Until it was conquered by the Europeans, a situation that lasted for almost all of the 15 th century, this island was probably inhabited by a population of a North African origin, plunged in the Paleolithic period, though with certain signs of a slightly superior culture in terms of religion and craftsmanship.

Tenerife ’s pre-Hispanic moderating “guanches” wore coarse furs and it all leads one to believe that they did not know the art of navigation. However, they mummified the dead using very efficient techniques and there is evidence that they had a special taste for decoration items.

Some people have written that ancient writers, and even some modern ones, have said that the Canary Isles were the visible and highest remains of a sunken continent: Atlantis, while “the guanches” were the descendants of the Atlanteans, the sons and grandsons of the mountain inhabitants of that legendary world, who suddenly became islanders after the hecatomb much to their regret. Likewise, it has been said that when Spanish colonizers arrived in Tenerife, the island was divided into nine small kingdoms or “menceyatos” and each one was led by a monarch or “mencey”, who took advice from an elders’ assembly.

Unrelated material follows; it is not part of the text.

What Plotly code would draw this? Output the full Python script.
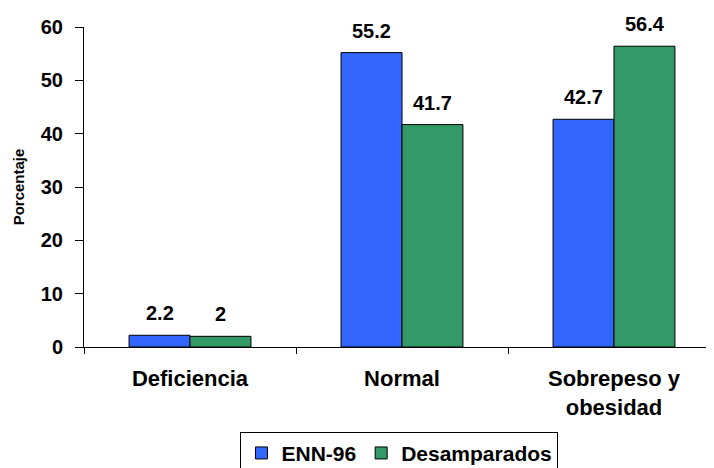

Emphasis should be laid on the fact that the archipelago’s conquest had begun in 1402, when Jean de Bethencourt and Gadifier de la Salle made their first trips to Lanzarote, Fuerteventura and El Hierro, on behalf of Henry III. Those lands were easily annexed to Castile, while Fernán Peraza did the same thing with La Gomera.

Tenerife was precisely the last island to be conquered, an event that was possible after bloody wars where the Spaniards, led by captain-general Alonso Fernández de Lugo, suffered a few odd spectacular defeats as was the case of La Matanza (The Slaughter) in 1494.

Canaries show their link to the Americas in a very interesting way, as they have served as an unavoidable springboard for the ships headed for that continent.

This archipelago was also a permanent target for pirates and foreign powers. History says that in 1787 admiral Nelson attempted to take over Santa Cruz de Tenerife with his ships, but he was defeated in a risky operation by general Gutiérrez’s troops.

The Canary Isles, due to their geographical position, have maintained certain economic and administrative peculiarities in relation to the rest of the national territory. This is shown in some legislation adopted, as is the case of the so-called free-port act from the late 19 th century (1872), the creation of the Island Councils, which come to be a sort of island governments (1912) and the implementation of the Economic and Tax System Act especially made for the archipelago.

Let us not forget that as of 1982, Canaries became an Autonomous Community and in 1986 it joined the European Economic Community, together with the rest of the Spanish State, through a different model.